── Data excerpt ──
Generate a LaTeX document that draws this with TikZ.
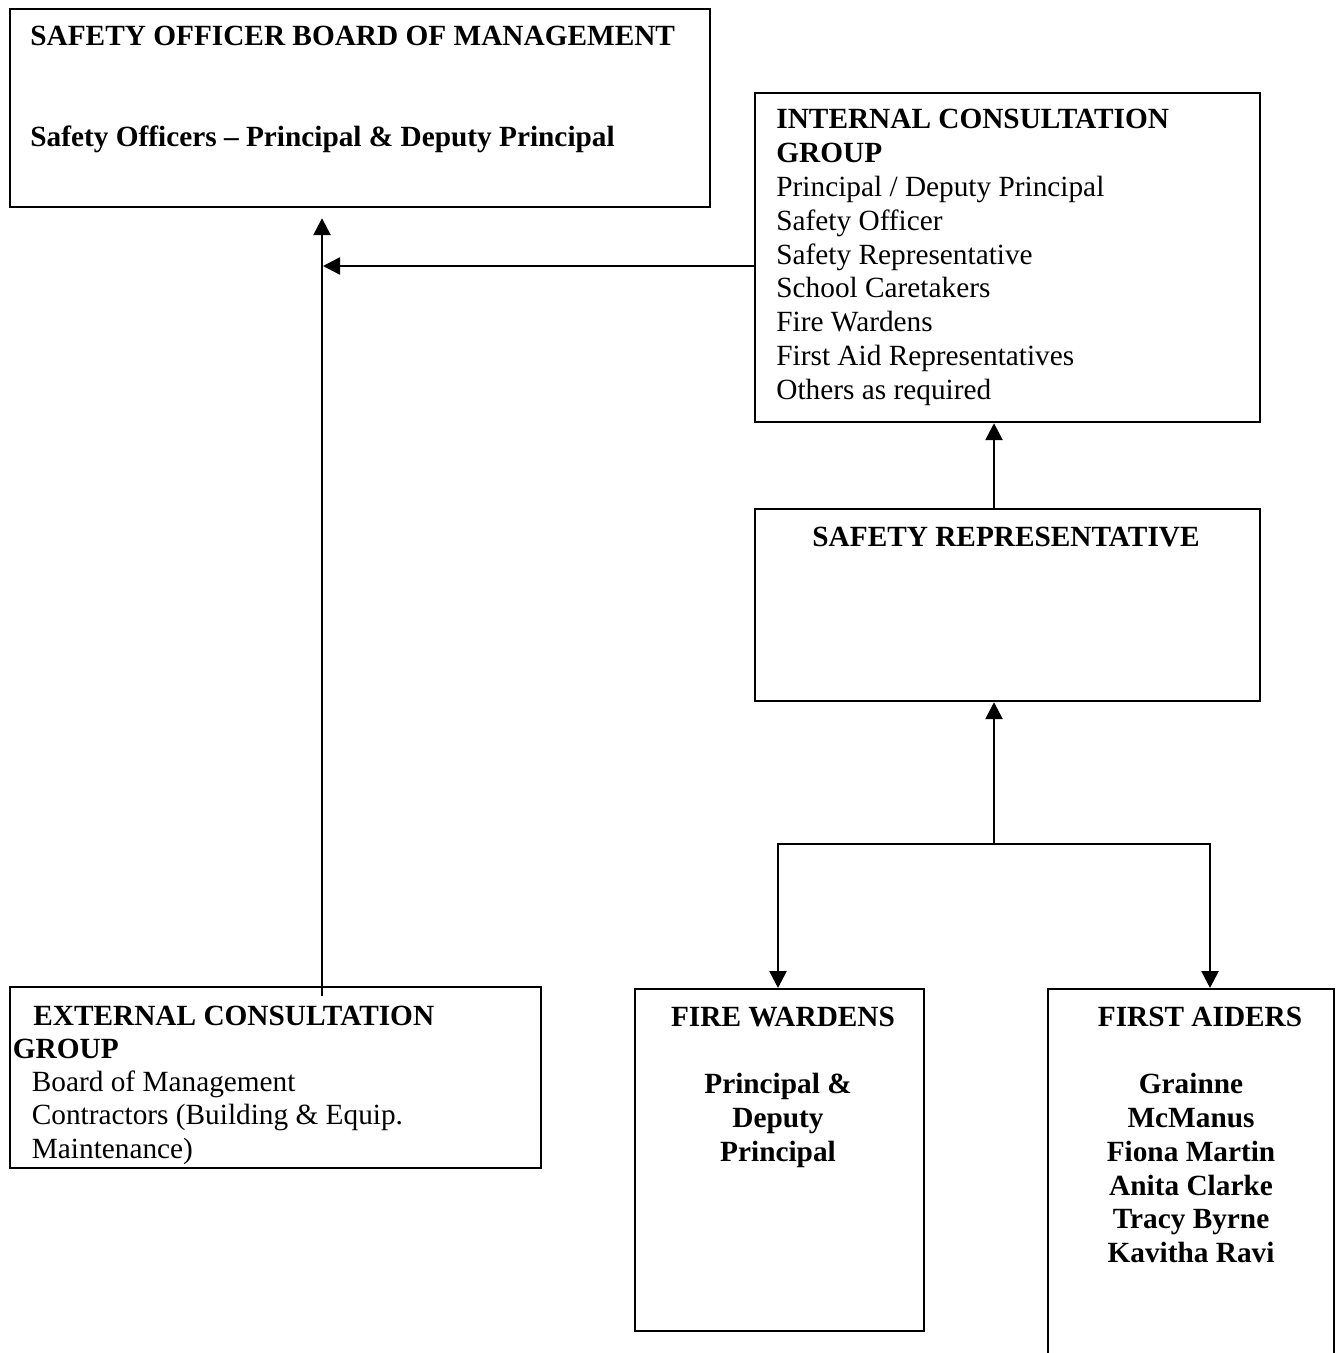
\documentclass[tikz,border=0pt]{standalone}
\usepackage{fontspec}
\setmainfont{Liberation Serif}
\usetikzlibrary{arrows.meta}
\begin{document}
\begin{tikzpicture}[x=0.5pt,y=-0.5pt,
  box/.style={draw, line width=1.1pt, inner sep=0pt, anchor=north west},
  arr/.style={line width=1.3pt, -{Triangle[length=8.5pt,width=8.5pt]}},
  txt/.style={inner sep=0pt, font=\fontsize{14.65}{17}\selectfont},
  lt/.style={txt, anchor=base west},
  ct/.style={txt, anchor=base},
  bold/.style={font=\fontsize{14.65}{17}\selectfont\bfseries}]
\fill[white] (0,0) rectangle (1336,1353);
\useasboundingbox (0,0) rectangle (1336,1353);
\clip (0,0) rectangle (1336,1353);

% boxes
\node[box, minimum width=350pt, minimum height=99pt] (A) at (9,8) {};
\node[box, minimum width=252.5pt, minimum height=164.5pt] (B) at (754,92) {};
\node[box, minimum width=252.5pt, minimum height=96pt] (C) at (754,508) {};
\node[box, minimum width=265.5pt, minimum height=90.5pt] (D) at (9,986) {};
\node[box, minimum width=144.5pt, minimum height=171pt] (E) at (634,988) {};
\node[box, minimum width=143pt, minimum height=200pt] (F) at (1047,988) {};

% texts: A
\node[lt, bold] (a1) at (30,46) {SAFETY OFFICER BOARD OF MANAGEMENT};
\node[lt, bold] (a2) at (30,147) {Safety Officers – Principal \& Deputy Principal};

% texts: B
\node[lt, bold] (b1) at (776,129) {INTERNAL CONSULTATION};
\node[lt, bold] (b2) at (776,162.8) {GROUP};
\node[lt] (b3) at (776,196.6) {Principal / Deputy Principal};
\node[lt] (b4) at (776,230.4) {Safety Officer};
\node[lt] (b5) at (776,264.2) {Safety Representative};
\node[lt] (b6) at (776,298) {School Caretakers};
\node[lt] (b7) at (776,331.8) {Fire Wardens};
\node[lt] (b8) at (776,365.6) {First Aid Representatives};
\node[lt] (b9) at (776,399.4) {Others as required};

% texts: C
\node[ct, bold] (c1) at (1006,546) {SAFETY REPRESENTATIVE};

% texts: D
\node[lt, bold] (d1) at (33,1025) {EXTERNAL CONSULTATION};
\node[lt, bold] (d2) at (12.5,1058) {GROUP};
\node[lt] (d3) at (31.5,1091) {Board of Management};
\node[lt] (d4) at (31.5,1124.5) {Contractors (Building \& Equip.};
\node[lt] (d5) at (31.5,1158) {Maintenance)};

% texts: E
\node[ct, bold] (e1) at (783,1026) {FIRE WARDENS};
\node[ct, bold] (e2) at (778,1093) {Principal \&};
\node[ct, bold] (e3) at (778,1127) {Deputy};
\node[ct, bold] (e4) at (778,1161) {Principal};

% texts: F
\node[ct, bold] (f1) at (1200,1026) {FIRST AIDERS};
\node[ct, bold] (f2) at (1191,1093) {Grainne};
\node[ct, bold] (f3) at (1191,1127) {McManus};
\node[ct, bold] (f4) at (1191,1161) {Fiona Martin};
\node[ct, bold] (f5) at (1191,1195) {Anita Clarke};
\node[ct, bold] (f6) at (1191,1228.5) {Tracy Byrne};
\node[ct, bold] (f7) at (1191,1262) {Kavitha Ravi};

% connectors
\coordinate (eu) at (322,996);
\draw[arr, shorten >=5pt] (eu) -- (eu |- A.south);
\coordinate (jh) at (323,266);
\draw[arr] (jh -| B.west) -- (jh);
\coordinate (cx) at (994,0);
\draw[arr] (C.north -| cx) -- (B.south -| cx);
\coordinate (br) at (994,844);
\draw[arr] (br) -- (br |- C.south);
\coordinate (el) at (778,0);
\coordinate (fr) at (1210,0);
\draw[arr] (br) -| (E.north -| el);
\draw[arr] (br) -| (F.north -| fr);
\end{tikzpicture}
\end{document}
───
» **Short problem**: Please write out all of the material above without changing a word, and omit any pictures.

» **Finished exercise**:
Generate a LaTeX document that draws this with TikZ.
\documentclass[tikz,border=0pt]{standalone}
\usepackage{fontspec}
\setmainfont{Liberation Serif}
\usetikzlibrary{arrows.meta}
\begin{document}
\begin{tikzpicture}[x=0.5pt,y=-0.5pt,
  box/.style={draw, line width=1.1pt, inner sep=0pt, anchor=north west},
  arr/.style={line width=1.3pt, -{Triangle[length=8.5pt,width=8.5pt]}},
  txt/.style={inner sep=0pt, font=\fontsize{14.65}{17}\selectfont},
  lt/.style={txt, anchor=base west},
  ct/.style={txt, anchor=base},
  bold/.style={font=\fontsize{14.65}{17}\selectfont\bfseries}]
\fill[white] (0,0) rectangle (1336,1353);
\useasboundingbox (0,0) rectangle (1336,1353);
\clip (0,0) rectangle (1336,1353);

% boxes
\node[box, minimum width=350pt, minimum height=99pt] (A) at (9,8) {};
\node[box, minimum width=252.5pt, minimum height=164.5pt] (B) at (754,92) {};
\node[box, minimum width=252.5pt, minimum height=96pt] (C) at (754,508) {};
\node[box, minimum width=265.5pt, minimum height=90.5pt] (D) at (9,986) {};
\node[box, minimum width=144.5pt, minimum height=171pt] (E) at (634,988) {};
\node[box, minimum width=143pt, minimum height=200pt] (F) at (1047,988) {};

% texts: A
\node[lt, bold] (a1) at (30,46) {SAFETY OFFICER BOARD OF MANAGEMENT};
\node[lt, bold] (a2) at (30,147) {Safety Officers – Principal \& Deputy Principal};

% texts: B
\node[lt, bold] (b1) at (776,129) {INTERNAL CONSULTATION};
\node[lt, bold] (b2) at (776,162.8) {GROUP};
\node[lt] (b3) at (776,196.6) {Principal / Deputy Principal};
\node[lt] (b4) at (776,230.4) {Safety Officer};
\node[lt] (b5) at (776,264.2) {Safety Representative};
\node[lt] (b6) at (776,298) {School Caretakers};
\node[lt] (b7) at (776,331.8) {Fire Wardens};
\node[lt] (b8) at (776,365.6) {First Aid Representatives};
\node[lt] (b9) at (776,399.4) {Others as required};

% texts: C
\node[ct, bold] (c1) at (1006,546) {SAFETY REPRESENTATIVE};

% texts: D
\node[lt, bold] (d1) at (33,1025) {EXTERNAL CONSULTATION};
\node[lt, bold] (d2) at (12.5,1058) {GROUP};
\node[lt] (d3) at (31.5,1091) {Board of Management};
\node[lt] (d4) at (31.5,1124.5) {Contractors (Building \& Equip.};
\node[lt] (d5) at (31.5,1158) {Maintenance)};

% texts: E
\node[ct, bold] (e1) at (783,1026) {FIRE WARDENS};
\node[ct, bold] (e2) at (778,1093) {Principal \&};
\node[ct, bold] (e3) at (778,1127) {Deputy};
\node[ct, bold] (e4) at (778,1161) {Principal};

% texts: F
\node[ct, bold] (f1) at (1200,1026) {FIRST AIDERS};
\node[ct, bold] (f2) at (1191,1093) {Grainne};
\node[ct, bold] (f3) at (1191,1127) {McManus};
\node[ct, bold] (f4) at (1191,1161) {Fiona Martin};
\node[ct, bold] (f5) at (1191,1195) {Anita Clarke};
\node[ct, bold] (f6) at (1191,1228.5) {Tracy Byrne};
\node[ct, bold] (f7) at (1191,1262) {Kavitha Ravi};

% connectors
\coordinate (eu) at (322,996);
\draw[arr, shorten >=5pt] (eu) -- (eu |- A.south);
\coordinate (jh) at (323,266);
\draw[arr] (jh -| B.west) -- (jh);
\coordinate (cx) at (994,0);
\draw[arr] (C.north -| cx) -- (B.south -| cx);
\coordinate (br) at (994,844);
\draw[arr] (br) -- (br |- C.south);
\coordinate (el) at (778,0);
\coordinate (fr) at (1210,0);
\draw[arr] (br) -| (E.north -| el);
\draw[arr] (br) -| (F.north -| fr);
\end{tikzpicture}
\end{document}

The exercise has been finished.